Indeed, the future is now. California is officially in a drought, meaning that precipitation has been well below normal for two years. Whether there will be sufficient cold water in Lake Philbrook and the West Branch this summer to maintain healthful water levels and temperatures in Butte Creek and still keep the Centerville Powerhouse running remains to be seen.

Paul Moreno, PG&E’s Chico-based spokesman for the North Valley/Northern Sierra region, points out that the utility is committed to maintaining safe levels of cool water in the creek, even if it means reduced powerhouse operations during warm-weather and low-flow months.

But what if the Centerville Powerhouse were shut down altogether, the diversion dam destroyed and all the Butte Creek water allowed to flow downstream?

That’s what the California Sportfishing Protection Alliance, along with Friends of the River, American Whitewater and Friends of Butte Creek, wants to know. Known collectively as the “Conservation Groups,” the four environmental organizations have jointly filed a detailed report with FERC in which they posit that the best way to protect the salmon and steelhead populations over the long term is by decommissioning the Centerville Powerhouse.

Even though this would result in the loss of the cold water from the West Branch—PG&E no longer would be required to divert it—it would increase flows in the upper reach and lower temperatures overall, as long as certain other measures were taken, including reducing “thermal loading” (viz., heating up) of water as it passes through the DeSabla Forebay.

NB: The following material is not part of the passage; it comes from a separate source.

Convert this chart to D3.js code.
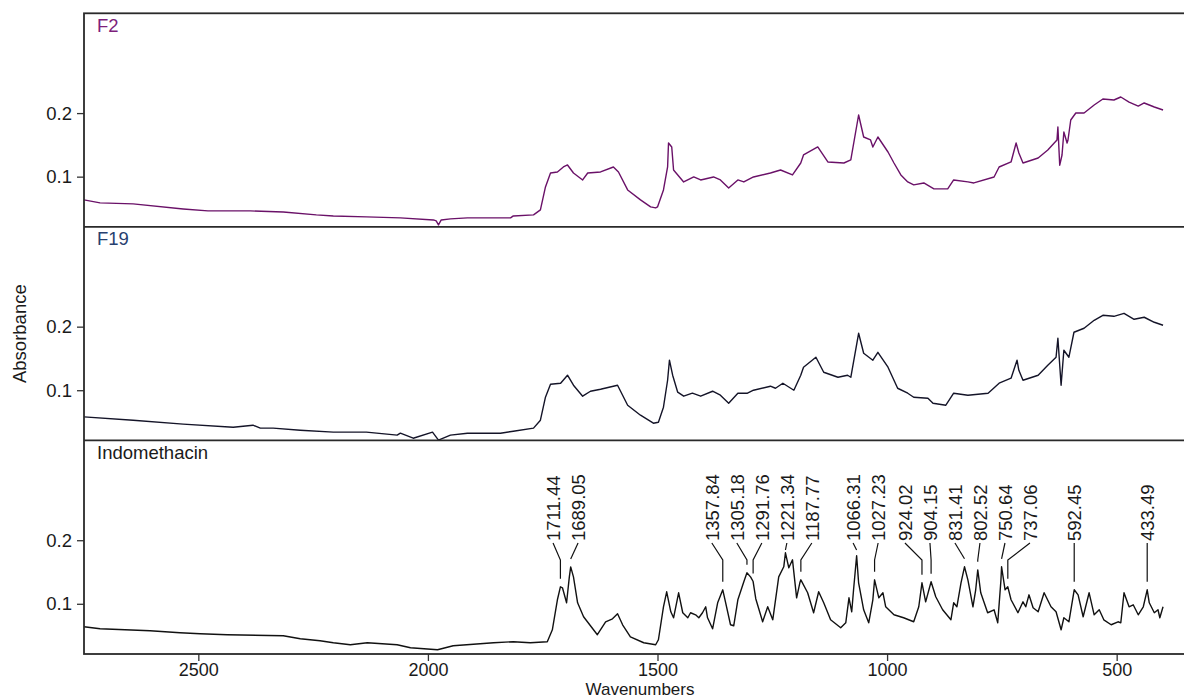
<!DOCTYPE html>
<html><head><meta charset="utf-8">
<script src="https://cdn.jsdelivr.net/npm/d3@7"></script>
<style>body{margin:0;background:#fff;} svg{display:block;font-family:"Liberation Sans",Arial,sans-serif;}</style>
</head><body><svg id="c" width="1184" height="699"></svg>
<script>
// ---------- data ----------
const xTicks = [2500, 2000, 1500, 1000, 500];
const yTicks = [0.1, 0.2];
const seriesNames = ["F2", "F19", "Indomethacin"];
const xTitle = "Wavenumbers";
const yTitle = "Absorbance";

// [wavenumber (cm-1), absorbance]
const f2 = [[2749,0.0634],[2714,0.0587],[2642,0.0571],[2533,0.0492],[2479,0.0461],[2387,0.0461],[2315,0.0445],[2243,0.0398],[2206,0.0382],[2134,0.0367],[2060,0.0351],[1988,0.0319],[1982,0.0304],[1977,0.0241],[1971,0.0319],[1951,0.0335],[1914,0.0351],[1820,0.0351],[1814,0.0382],[1770,0.0398],[1755,0.0477],[1744,0.0838],[1733,0.1058],[1718,0.1074],[1705,0.1152],[1696,0.1184],[1683,0.1058],[1663,0.0948],[1652,0.1058],[1624,0.1074],[1596,0.1152],[1585,0.1074],[1565,0.0791],[1537,0.0634],[1515,0.0524],[1504,0.0508],[1500,0.0524],[1487,0.0791],[1478,0.1152],[1476,0.1530],[1469,0.1467],[1465,0.1105],[1443,0.0917],[1421,0.0995],[1406,0.0948],[1378,0.0995],[1363,0.0948],[1345,0.0822],[1325,0.0948],[1312,0.0917],[1291,0.0995],[1254,0.1058],[1232,0.1105],[1206,0.1027],[1188,0.1215],[1182,0.1341],[1151,0.1467],[1129,0.1231],[1094,0.1215],[1079,0.1263],[1062,0.1970],[1051,0.1624],[1036,0.1577],[1031,0.1467],[1020,0.1624],[998,0.1388],[985,0.1215],[970,0.1027],[955,0.0917],[942,0.0870],[920,0.0901],[898,0.0807],[868,0.0807],[855,0.0948],[824,0.0917],[811,0.0901],[767,0.0995],[756,0.1152],[730,0.1231],[719,0.1530],[713,0.1373],[704,0.1215],[671,0.1294],[650,0.1420],[630,0.1577],[628,0.1781],[624,0.1180],[619,0.1341],[615,0.1703],[608,0.1530],[606,0.1577],[600,0.1891],[589,0.2001],[571,0.2001],[549,0.2127],[530,0.2221],[506,0.2206],[491,0.2253],[473,0.2174],[453,0.2111],[440,0.2159],[418,0.2096],[399,0.2049]];

const f19 = [[2749,0.0580],[2642,0.0528],[2533,0.0466],[2424,0.0418],[2381,0.0450],[2365,0.0403],[2337,0.0403],[2278,0.0371],[2206,0.0340],[2134,0.0340],[2067,0.0293],[2060,0.0324],[2032,0.0245],[1990,0.0340],[1977,0.0214],[1951,0.0293],[1914,0.0324],[1842,0.0324],[1814,0.0355],[1770,0.0403],[1755,0.0528],[1744,0.0890],[1733,0.1094],[1711,0.1110],[1696,0.1236],[1683,0.1079],[1663,0.0906],[1646,0.0984],[1624,0.1016],[1587,0.1079],[1565,0.0764],[1537,0.0607],[1509,0.0481],[1498,0.0497],[1487,0.0733],[1478,0.1157],[1474,0.1472],[1467,0.1236],[1456,0.0969],[1443,0.0906],[1424,0.0953],[1406,0.0906],[1380,0.0984],[1363,0.0921],[1345,0.0796],[1325,0.0953],[1304,0.0953],[1291,0.1000],[1254,0.1063],[1243,0.1031],[1227,0.1110],[1203,0.1000],[1188,0.1236],[1182,0.1362],[1155,0.1519],[1138,0.1283],[1107,0.1204],[1086,0.1236],[1079,0.1204],[1062,0.1896],[1051,0.1582],[1031,0.1472],[1020,0.1597],[998,0.1362],[977,0.1031],[955,0.0953],[942,0.0890],[911,0.0874],[900,0.0796],[872,0.0764],[855,0.0953],[824,0.0921],[780,0.0953],[756,0.1110],[730,0.1189],[717,0.1472],[713,0.1314],[704,0.1157],[671,0.1236],[650,0.1393],[632,0.1519],[628,0.1817],[621,0.1079],[615,0.1629],[604,0.1519],[593,0.1912],[571,0.1975],[549,0.2100],[530,0.2179],[506,0.2163],[484,0.2210],[462,0.2116],[440,0.2148],[418,0.2069],[399,0.2022]];

const indo = [[2749,0.0638],[2714,0.0607],[2605,0.0576],[2540,0.0544],[2496,0.0528],[2437,0.0513],[2315,0.0497],[2278,0.0450],[2235,0.0418],[2206,0.0387],[2169,0.0355],[2132,0.0387],[2067,0.0355],[2038,0.0308],[1979,0.0277],[1945,0.0340],[1857,0.0387],[1814,0.0403],[1777,0.0387],[1740,0.0403],[1729,0.0591],[1718,0.1063],[1711.44,0.1267],[1707,0.1252],[1698,0.1016],[1692,0.1424],[1689.05,0.1580],[1683,0.1424],[1674,0.1016],[1661,0.0796],[1631,0.0513],[1613,0.0717],[1598,0.0764],[1587,0.0843],[1576,0.0670],[1559,0.0481],[1530,0.0387],[1504,0.0355],[1498,0.0434],[1487,0.0953],[1480,0.1189],[1471,0.0874],[1465,0.0780],[1454,0.1173],[1445,0.0859],[1434,0.0780],[1428,0.0859],[1417,0.0827],[1410,0.0780],[1402,0.0859],[1395,0.0953],[1391,0.0780],[1380,0.0607],[1369,0.1016],[1357.84,0.1220],[1352,0.1031],[1341,0.0670],[1334,0.0654],[1325,0.1063],[1312,0.1346],[1305.18,0.1487],[1297,0.1420],[1291.76,0.1350],[1286,0.1080],[1271,0.0717],[1260,0.0953],[1249,0.0748],[1236,0.1424],[1225,0.1582],[1221.34,0.1802],[1214,0.1566],[1206,0.1692],[1197,0.1094],[1190,0.1330],[1187.77,0.1377],[1173,0.1173],[1160,0.0859],[1149,0.1189],[1138,0.1016],[1123,0.0748],[1101,0.0623],[1090,0.0701],[1083,0.1094],[1077,0.0874],[1073,0.1220],[1066.31,0.1755],[1062,0.1330],[1051,0.0906],[1040,0.0701],[1031,0.1063],[1027.23,0.1377],[1018,0.1094],[1009,0.1173],[1003,0.0953],[985,0.0827],[964,0.0780],[942,0.0717],[931,0.0953],[924.02,0.1330],[916,0.1031],[904.15,0.1346],[894,0.1110],[879,0.0906],[861,0.0748],[855,0.1016],[848,0.0953],[839,0.1330],[831.41,0.1582],[824,0.1377],[813,0.0953],[807,0.1220],[802.52,0.1534],[796,0.1173],[781,0.0859],[767,0.0906],[759,0.0701],[752,0.1377],[750.64,0.1582],[743,0.1220],[737.06,0.1267],[730,0.1063],[715,0.0859],[704,0.1031],[698,0.0953],[691,0.1141],[682,0.0937],[671,0.0874],[658,0.1173],[643,0.0953],[632,0.0874],[621,0.0591],[615,0.0780],[604,0.0717],[592.45,0.1220],[584,0.1141],[573,0.0796],[560,0.1173],[549,0.0827],[538,0.0906],[528,0.0748],[512,0.0670],[497,0.0717],[491,0.0701],[484,0.1173],[473,0.0953],[464,0.0984],[453,0.0827],[442,0.0953],[433.49,0.1220],[429,0.1016],[418,0.0859],[410,0.0906],[406,0.0780],[399,0.0953]];

const peakLabels = [1711.44, 1689.05, 1357.84, 1305.18, 1291.76, 1221.34, 1187.77, 1066.31, 1027.23, 924.02, 904.15, 831.41, 802.52, 750.64, 737.06, 592.45, 433.49];

// ---------- layout ----------
const mLeft = 84, mRight = 1186, mTop = 13.3, mBottom = 654;
const ph = (mBottom - mTop) / 3;
const fontSize = 18.5;
const svg = d3.select("#c");

const x = d3.scaleLinear().domain([2749, 349]).range([mLeft, mRight]);

const panels = [
  {name: seriesNames[0], data: f2,   line: "#6a1168", label: "#7d1f7b"},
  {name: seriesNames[1], data: f19,  line: "#141428", label: "#27406f"},
  {name: seriesNames[2], data: indo, line: "#111111", label: "#1a1a1a"}
];

panels.forEach((p, i) => {
  const y0 = mTop + i * ph, y1 = y0 + ph;
  const y = d3.scaleLinear().domain([0.021, 0.357]).range([y1, y0]);
  p.y = y;
  const g = svg.append("g");
  const ax = g.append("g").attr("transform", `translate(${mLeft},0)`)
    .call(d3.axisLeft(y).tickValues(yTicks).tickSize(7).tickPadding(5).tickFormat(d3.format(".1f")));
  ax.select(".domain").remove();
  ax.selectAll("line").attr("stroke", "#333").attr("stroke-width", 1.3);
  ax.selectAll("text").attr("font-size", fontSize).attr("fill", "#1a1a1a").attr("font-family", '"Liberation Sans",Arial,sans-serif');

  const line = d3.line().x(d => x(d[0])).y(d => y(d[1]));
  g.append("path").datum(p.data).attr("d", line)
    .attr("fill", "none").attr("stroke", p.line).attr("stroke-width", 1.4)
    .attr("stroke-linejoin", "round");

  g.append("text").attr("x", 97).attr("y", y0 + 18.5).text(p.name)
    .attr("font-size", fontSize).attr("fill", p.label);
});

// ---------- peak annotations (Indomethacin panel) ----------
const yi = panels[2].y;
const gap = 25;
function layoutLabels(px) {
  let clusters = px.map(v => ({items: [v], start: v}));
  let changed = true;
  while (changed) {
    changed = false;
    for (let i = 0; i < clusters.length - 1; i++) {
      const a = clusters[i], b = clusters[i + 1];
      const aEnd = a.start + (a.items.length - 1) * gap;
      if (b.start - aEnd < gap - 0.01) {
        const items = a.items.concat(b.items);
        const m = d3.mean(items);
        clusters.splice(i, 2, {items, start: m - (items.length - 1) * gap / 2});
        changed = true;
        break;
      }
    }
  }
  const out = [];
  clusters.forEach(c => c.items.forEach((_, k) => out.push(c.start + k * gap)));
  return out;
}
const peakPx = peakLabels.map(v => x(v));
const labelPx = layoutLabels(peakPx);
const textBase = 541;
const ga = svg.append("g");
peakLabels.forEach((v, i) => {
  const pt = indo.reduce((b, d) => Math.abs(d[0] - v) < Math.abs(b[0] - v) ? d : b);
  const py = yi(pt[1]);
  const lx = labelPx[i], px = peakPx[i];
  const end = Math.max(py - 8, 550);
  const knee = Math.min(560, end);
  ga.append("path").attr("d", `M${lx},${textBase + 2}L${px},${knee}L${px},${end}`)
    .attr("fill", "none").attr("stroke", "#111").attr("stroke-width", 1.2);
  ga.append("text").attr("transform", `translate(${lx},${textBase}) rotate(-90)`)
    .attr("dy", "0.36em").attr("text-anchor", "start")
    .attr("font-size", fontSize).attr("fill", "#1a1a1a").text(v.toFixed(2));
});

// ---------- x axis ----------
const xa = svg.append("g").attr("transform", `translate(0,${mBottom})`)
  .call(d3.axisBottom(x).tickValues(xTicks).tickSize(7).tickPadding(2).tickFormat(d3.format("d")));
xa.select(".domain").remove();
xa.selectAll("line").attr("stroke", "#333").attr("stroke-width", 1.3);
xa.selectAll("text").attr("font-size", 18).attr("fill", "#1a1a1a").attr("font-family", '"Liberation Sans",Arial,sans-serif');

// ---------- frame ----------
const frame = svg.append("g").attr("fill", "none").attr("stroke", "#2a2a2a").attr("stroke-width", 1.8);
frame.append("rect").attr("x", mLeft).attr("y", mTop).attr("width", mRight + 10 - mLeft).attr("height", mBottom - mTop);
[1, 2].forEach(k => frame.append("line").attr("x1", mLeft).attr("x2", mRight + 10)
  .attr("y1", mTop + k * ph).attr("y2", mTop + k * ph));

// ---------- titles ----------
svg.append("text").attr("x", 640).attr("y", 695.3).attr("text-anchor", "middle")
  .attr("font-size", 17).attr("fill", "#1a1a1a").text(xTitle);
svg.append("text").attr("transform", `translate(26,${(mTop + mBottom) / 2}) rotate(-90)`)
  .attr("text-anchor", "middle").attr("font-size", fontSize).attr("fill", "#1a1a1a").text(yTitle);
</script></body></html>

Estrem’s report goes even further. He proposes not only that the Centerville Powerhouse be shut down, but also that PG&E replace the lost hydropower—which amounts to about 20 percent of the electricity generated by the DeSabla-Centerville Project—by constructing a large solar array on land it owns at the Table Mountain substation, near Oroville.

Using financial figures obtained from PG&E and elsewhere, he attempts to show that the cost of needed refurbishments at the Centerville Powerhouse, ongoing maintenance costs of an extensive system, and the lower maintenance costs of a solar array located right next to a major transmission line make his proposal cost-effective.

Plus, he says, it would be a public-relations boon for the utility. Not only would it eliminate the negative PR the company gets when something bad happens to the fish—as occurred in 2003, when thousands became sick and died—it would also allow the utility to make a major contribution to the community.

The Centerville Powerhouse is the oldest operating powerhouse in the United States, and by donating it to the Colman Museum in Centerville as a tourist attraction, PG&E would earn the gratitude of everyone in the North State, Estrem argues.

Moreno is hesitant to comment on any of the recommendations, saying PG&E experts have not yet studied the comments provided to FERC but expect to do so by mid-August. He does say, however, that the utility prefers to locate its solar-power facilities in the Mojave Desert, with its greater number of sunny days.

Hydropower, he reminds, is a pollution-free renewable energy source that operates day and night, good weather and bad, and an important part of PG&E’s operational system. But ultimately the decision on the Centerville Powerhouse will be up to FERC. And he forwarded an e-mail message from Bill Zemke, PG&E’s regulatory supervisor, who at the CN&R’s request had taken a look at Estrem’s proposal.

FERC will be conducting a National Environmental Policy Act analysis over the next year, Zemke’s message said. “One alternative that they will likely consider is retiring the project. I assume that this alternative [Estrem’s proposal] would be included in this analysis.”

For his part, Estrem is convinced decommissioning the Centerville Powerhouse is the way to go. “I just want to see the best overall choice being made,” he said. “Spending extra money on solar would pay off in both PG&E’s image and in maintenance costs.”